The authors concentrate on the institutional history of Bethlem -- the
impact of the advent of National Health Service in 1947-49, the merger
with Maudsley Hospital to annex Bethlem to the teaching hospital and the
problematic shift from a S.H.A. (Special Health Authority) to a N.H.S.
Trust -- which is mired in the complexities of British health politics
and policies. The chapter on staff deals with the medical and nursing
personnel together, which is quite helpful in understanding the
emergence of specialty institution-based care. In contrast, the chapter
on therapeutics disappoints; much is described, but far too little is
explained with attention to a reader who is not already familiar with a
technical history of twentieth-century psychiatry. The authors state
that physicians routinely used sedatives on all patients admitted in the
early twentieth century, for example, without explaining the context for
this practice. Why did this routine become standard? And why did it
stop? Many sections of Part IV need much more thorough copy-editing, as
well. In the chapter on therapeutics, for example, when the authors
discuss treatment for General Paralysis of the Insane (caused by
syphilis) they remark that "NAB injections, a treatment for
syphilis, were given to patients with GPI" before physicians
switched to malaria treatment in 1925. The lack of definition of
"NAB injections" characterizes the tone of much of Part IV:
lots of details about what happened without enough attention to broader
significance. For example, despite the assertion in the introduction
that twentieth-century Bethlem administrators were "doing their
utmost to obliterate the unwelcome associations which the
Hospital's alter ego conjured up in the popular mind" (p. 11,
original italics), the last part of the book does not discuss
"Bedlam" at all, much less evidence about what
"Bedlam" meant -- and means -- in the popular mind.

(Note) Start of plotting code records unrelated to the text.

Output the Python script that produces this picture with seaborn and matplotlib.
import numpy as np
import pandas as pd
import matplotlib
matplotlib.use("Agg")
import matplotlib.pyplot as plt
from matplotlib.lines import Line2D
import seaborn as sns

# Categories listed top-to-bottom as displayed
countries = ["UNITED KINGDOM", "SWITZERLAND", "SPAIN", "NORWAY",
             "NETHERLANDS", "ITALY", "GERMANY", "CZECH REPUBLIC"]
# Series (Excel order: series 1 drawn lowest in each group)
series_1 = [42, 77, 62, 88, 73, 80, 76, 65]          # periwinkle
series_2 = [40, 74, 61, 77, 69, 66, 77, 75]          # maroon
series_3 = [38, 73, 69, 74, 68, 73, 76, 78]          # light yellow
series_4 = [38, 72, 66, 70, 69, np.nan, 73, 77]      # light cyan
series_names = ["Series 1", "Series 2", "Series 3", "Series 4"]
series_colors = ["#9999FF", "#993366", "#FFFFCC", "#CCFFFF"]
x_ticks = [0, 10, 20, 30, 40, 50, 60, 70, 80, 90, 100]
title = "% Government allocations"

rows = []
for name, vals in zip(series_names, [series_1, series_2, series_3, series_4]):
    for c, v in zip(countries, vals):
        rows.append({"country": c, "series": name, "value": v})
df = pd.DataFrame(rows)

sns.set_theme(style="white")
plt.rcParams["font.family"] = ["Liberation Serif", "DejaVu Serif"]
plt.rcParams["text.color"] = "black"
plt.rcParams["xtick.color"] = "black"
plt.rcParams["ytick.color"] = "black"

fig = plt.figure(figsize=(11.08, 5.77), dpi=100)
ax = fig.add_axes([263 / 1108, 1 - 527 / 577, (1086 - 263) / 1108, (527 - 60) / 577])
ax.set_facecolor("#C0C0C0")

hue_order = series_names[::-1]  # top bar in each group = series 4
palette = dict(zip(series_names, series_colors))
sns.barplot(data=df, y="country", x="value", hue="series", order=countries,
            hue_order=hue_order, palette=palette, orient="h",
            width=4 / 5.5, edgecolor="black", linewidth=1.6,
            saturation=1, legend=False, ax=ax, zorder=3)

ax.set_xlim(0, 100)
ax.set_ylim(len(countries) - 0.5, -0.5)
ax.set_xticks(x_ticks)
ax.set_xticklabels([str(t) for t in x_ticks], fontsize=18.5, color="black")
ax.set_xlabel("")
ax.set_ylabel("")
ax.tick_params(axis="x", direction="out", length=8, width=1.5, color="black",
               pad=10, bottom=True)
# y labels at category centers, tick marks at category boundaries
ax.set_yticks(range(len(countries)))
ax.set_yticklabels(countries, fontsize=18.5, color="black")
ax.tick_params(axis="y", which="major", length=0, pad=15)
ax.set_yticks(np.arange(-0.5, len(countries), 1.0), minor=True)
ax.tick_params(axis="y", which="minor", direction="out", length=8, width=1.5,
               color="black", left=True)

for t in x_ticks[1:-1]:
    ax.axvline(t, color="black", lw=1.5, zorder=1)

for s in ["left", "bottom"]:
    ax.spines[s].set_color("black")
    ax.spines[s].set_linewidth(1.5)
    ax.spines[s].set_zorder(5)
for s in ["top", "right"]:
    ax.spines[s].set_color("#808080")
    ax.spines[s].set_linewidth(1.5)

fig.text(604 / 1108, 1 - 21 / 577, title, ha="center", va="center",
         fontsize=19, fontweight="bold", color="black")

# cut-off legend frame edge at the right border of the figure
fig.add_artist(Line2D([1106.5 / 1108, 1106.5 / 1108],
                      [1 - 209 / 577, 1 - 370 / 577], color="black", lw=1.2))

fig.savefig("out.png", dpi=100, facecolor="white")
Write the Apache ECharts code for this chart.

The coherence of the work as a whole rests on the idea that there
is a continuity from the priory of the Order of Bethlehem to the Bethlem
that is now part of Maudsley hospital. The book's authors believe
that, underlying its complex history, Bethlem has a core entity that
displayed a "series of personalities" over time. For the
reader who stays with the entire volume, however, just what that core is
remains as elusive at the very end as it is in the beginning of the
text. The place moved, the buildings changed, but the name, a fund of
money, and a collection of documents remain to give an illusion of
continuity. Bethlem has this history because it has an archive and, in
the end, the volume itself is "Bethlem" far more than the
institution(s) it describes with such care.